Dave Lory (manager) Tout ce que nous avons à dire est dans le communiqué officiel et je crois que les propos de la mère de Jeff sont suffisamment explicites. Pour votre journal, que Jeff appréciait beaucoup, je veux juste ajouter que ce qui comptait le plus pour lui, c’était ses fans. C’est ce qui le faisait avancer, cet échange avec les gens qui aimaient sa musique. Jeff adorait la France. Je n’ai rien d’autre à ajouter.

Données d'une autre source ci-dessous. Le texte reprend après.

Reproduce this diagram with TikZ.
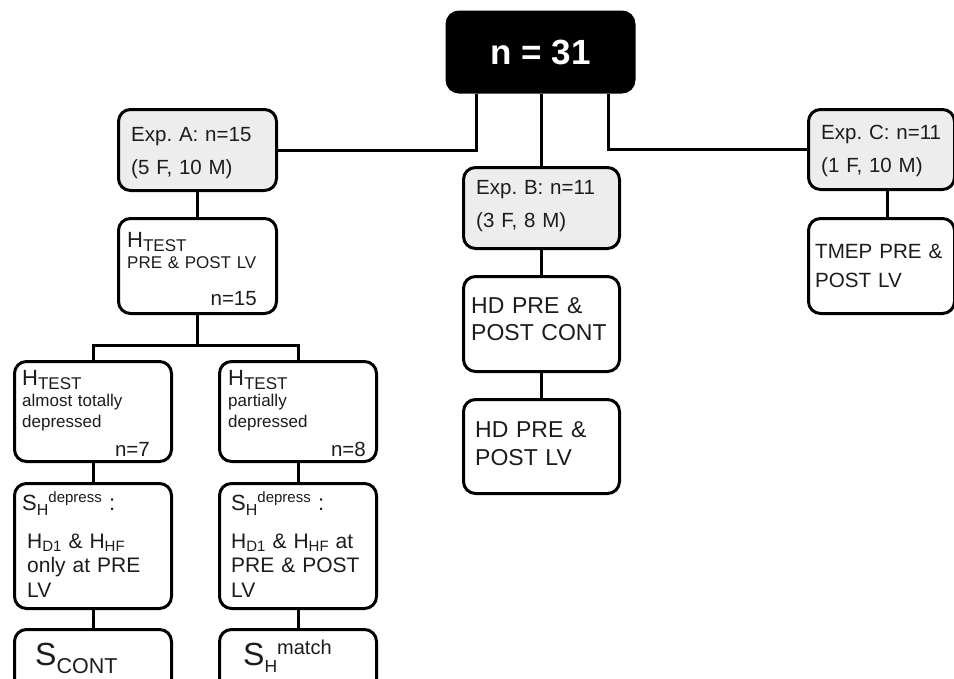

Robert Gordon (ami de Jeff, Memphis) La dernière fois que je lui ai parlé, il avait l’air très heureux. Il avait entamé une série de petits concerts dans un club de la ville, le Barrister’s, tout seul à la guitare. C’était une espèce de one-man show : il jouait des chansons, mais parlait aussi beaucoup entre les morceaux. Il racontait ce qu’il faisait dans la journée, ou parlait de ce qu’il avait lu, c’était très drôle. Jeff avait l’air content d’être à Memphis, il commençait à y trouver ses repères.